We see this scenario all the time: an SME with Q. 200,000 in past due invoices, a manager chasing clients by phone, and a WhatsApp that says "I'll pay you next week" — sent four months ago. The owner thinks that suing "will burn the relationship" and that "the process takes forever." Both are myths.
Phase 1: Out-of-court collection (30–60 days)
This is the route we always recommend starting with. It is not weak: when it comes signed by a law firm, the tone changes completely.
- Formal demand letter: signed by an attorney, sent by mail with acknowledgment of receipt or served personally.
- Notarial demand record (acta notarial de requerimiento): a document with certified date that also serves as an enforceable instrument.
- Mediation and payment agreement: a plan is negotiated with notarial signature. If the debtor defaults, the agreement itself can be enforced.
In our experience, 60% to 70% of cases are resolved here without going to court. The debtor prefers to pay before risking attachment of their assets.
Phase 2: Executive proceeding (4–12 months)
When out-of-court collection does not work, the executive route is the fast path. It rests on the presumption that the debt is acknowledged — you do not need to prove that the money is owed, only to show that the document exists and meets the legal requirements.
Documents that serve as an enforceable instrument (título ejecutivo) in Guatemala:
- Commercial invoices (facturas cambiarias) when properly accepted.

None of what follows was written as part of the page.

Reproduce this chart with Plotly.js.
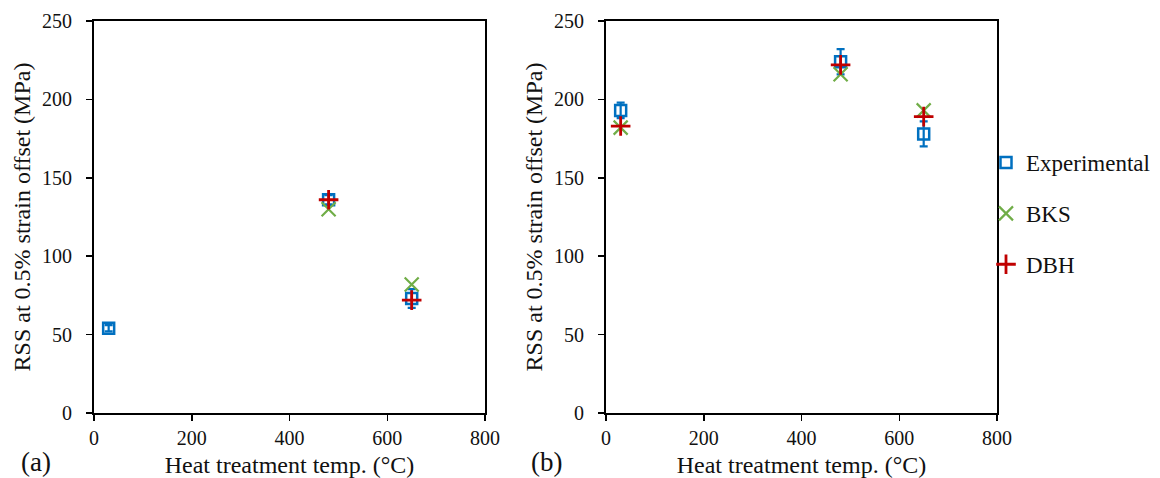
<!DOCTYPE html>
<html><head><meta charset="utf-8">
<script src="https://cdn.plot.ly/plotly-3.0.1.min.js"></script>
<style>html,body{margin:0;padding:0;background:#fff}#chart{width:1160px;height:478px}</style>
</head><body><div id="chart"></div>
<script>
// Panel (a)
const aExpX = [30, 480, 650];
const aExpY = [54, 136, 73];
const aExpErr = [2, 3, 6];
const aBksX = [480, 650];
const aBksY = [130, 82];
const aDbhX = [480, 650];
const aDbhY = [136, 72];
// Panel (b)
const bExpX = [30, 480, 650];
const bExpY = [193, 224, 178];
const bExpErr = [5, 8, 8];
const bBksX = [30, 480, 650];
const bBksY = [182, 216, 193];
const bDbhX = [30, 480, 650];
const bDbhY = [183, 222, 189];
// Labels
const xTicks = [0, 200, 400, 600, 800];
const yTicks = [0, 50, 100, 150, 200, 250];
const xTitle = 'Heat treatment temp. (°C)';
const yTitle = 'RSS at 0.5% strain offset (MPa)';
const seriesNames = ['Experimental', 'BKS', 'DBH'];
const panelLabels = ['(a)', '(b)'];

const blue = 'rgb(0,112,192)', green = 'rgb(112,173,71)', red = 'rgb(192,0,0)';
const serif = 'Liberation Serif, Times New Roman, serif';
const ink = '#111';

function exp(x, y, e, xa, ya, show) {
  return {x, y, xaxis: xa, yaxis: ya, type: 'scatter', mode: 'markers', name: seriesNames[0],
    legendgroup: 'g1', showlegend: show,
    marker: {symbol: 'square-open', size: 11, color: blue, line: {width: 2.5, color: blue}},
    error_y: {type: 'data', array: e, visible: true, color: blue, thickness: 2.2, width: 4}};
}
function bks(x, y, xa, ya, show) {
  return {x, y, xaxis: xa, yaxis: ya, type: 'scatter', mode: 'markers', name: seriesNames[1],
    legendgroup: 'g2', showlegend: show,
    marker: {symbol: 'x-thin-open', size: 14, color: green, line: {width: 2.2, color: green}}};
}
function dbh(x, y, xa, ya, show) {
  return {x, y, xaxis: xa, yaxis: ya, type: 'scatter', mode: 'markers', name: seriesNames[2],
    legendgroup: 'g3', showlegend: show,
    marker: {symbol: 'cross-thin-open', size: 14, color: red, line: {width: 2.8, color: red}}};
}

const data = [
  exp(aExpX, aExpY, aExpErr, 'x', 'y', false),
  bks(aBksX, aBksY, 'x', 'y', false),
  dbh(aDbhX, aDbhY, 'x', 'y', false),
  exp(bExpX, bExpY, bExpErr, 'x2', 'y2', true),
  bks(bBksX, bBksY, 'x2', 'y2', true),
  dbh(bDbhX, bDbhY, 'x2', 'y2', true)
];

const W = 1160, H = 478;
function xax(l, r, anchor) {
  return {domain: [l / W, r / W], anchor, range: [0, 800], tickvals: xTicks, automargin: false,
    showgrid: false, zeroline: false, showline: true, linecolor: '#000', linewidth: 2, mirror: true,
    ticks: 'outside', ticklen: 6, tickwidth: 1.5, tickcolor: '#000', ticklabelstandoff: 0,
    tickfont: {family: serif, size: 20, color: ink},
    title: {text: xTitle, font: {family: serif, size: 24, color: ink}, standoff: 8}};
}
function yax(t, b, anchor) {
  return {domain: [(H - b) / H, (H - t) / H], anchor, range: [0, 250], tickvals: yTicks, automargin: false,
    showgrid: false, zeroline: false, showline: true, linecolor: '#000', linewidth: 2, mirror: true,
    ticks: 'outside', ticklen: 6, tickwidth: 1.5, tickcolor: '#000', ticklabelstandoff: 10,
    tickfont: {family: serif, size: 20, color: ink},
    title: {text: yTitle, font: {family: serif, size: 24, color: ink}, standoff: 5}};
}

const layout = {
  width: W, height: H, margin: {l: 0, r: 0, t: 0, b: 0, autoexpand: false},
  paper_bgcolor: '#fff', plot_bgcolor: '#fff',
  xaxis: xax(94, 485, 'y'), yaxis: yax(21, 413, 'x'),
  xaxis2: xax(606, 997, 'y2'), yaxis2: yax(21, 413, 'x2'),
  showlegend: true,
  legend: {x: 986 / W, y: 0.705, xanchor: 'left', yanchor: 'top', traceorder: 'grouped', tracegroupgap: 18,
    font: {family: serif, size: 23, color: ink}, itemwidth: 30, bgcolor: 'rgba(0,0,0,0)'},
  annotations: [
    {text: panelLabels[0], x: 19 / W, y: (H - 462) / H, xref: 'paper', yref: 'paper', xanchor: 'left', yanchor: 'middle', showarrow: false, font: {family: serif, size: 27, color: ink}},
    {text: panelLabels[1], x: 529 / W, y: (H - 462) / H, xref: 'paper', yref: 'paper', xanchor: 'left', yanchor: 'middle', showarrow: false, font: {family: serif, size: 27, color: ink}}
  ]
};

Plotly.newPlot('chart', data, layout, {displayModeBar: false, staticPlot: true});
</script>
</body></html>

- Promissory notes (pagarés).
- Checks with notarial protest.
- Public deeds.
- Notarial demand records.
- Bills of exchange (letras de cambio).
- Final judgments.
Precautionary measures: how to secure collection before the lawsuit
If there are signs that the debtor will hide assets, a precautionary attachment is requested together with the complaint. The judge can order:
- Attachment of bank accounts.
- Attachment of vehicles (annotation at Digetur).
- Attachment of real estate (annotation at the Property Registry).

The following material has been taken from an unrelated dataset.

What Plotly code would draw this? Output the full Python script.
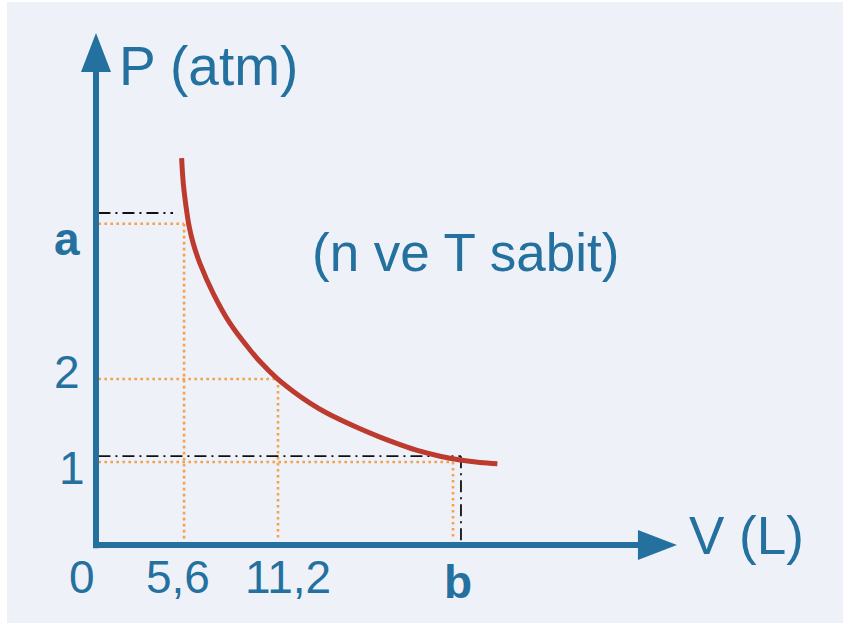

- Seizure of movable assets.
This, more than any other tool, is what accelerates payment. A frozen bank account changes the conversation within 24 hours.
What to do BEFORE an invoice becomes a problem
The clients who recover their receivables best are those who structure things well from the start. At Asesoria Global we design master contracts with collection clauses that turn any non-payment into an enforceable instrument from day one:
- Blank promissory notes signed at the time of the contract (a standard practice in Guatemala).
- Agreed default interest.
- Acceleration clauses.
- Jurisdiction and method of notice expressly defined.
- Collection costs borne by the debtor.
With these elements, the day a client stops paying, your company already has 90% of the road covered.
Mistakes Guatemalan SMEs make
- Invoicing "as a courtesy" without a contract: if the client denies the debt, you face an ordinary lawsuit of 2–3 years.
- Failing to protest bounced checks: the check loses its value as an enforceable instrument.
- Letting more than a year go by: some documents prescribe. Acting quickly is critical.
- Verbally negotiating new payment deadlines: with no documentation, each "extension" weakens the case.
- Attempting intimidating collections on your own: this can amount to coercion and turn the case against you.
How much does it cost to hire a collection attorney in Guatemala?
Three common schemes in the market:
- Fixed fees: Q. 3,000 – Q. 15,000 depending on the amount and complexity.
- Contingency (success fee): 15%–25% of the recovered amount, with no upfront payment.
- Mixed: a small retainer plus a reduced success fee.
At our firm we work with mixed and contingency schemes for mid-sized portfolios — so the client does not pay the bulk of the service in advance and we stay aligned with recovering as fast as possible.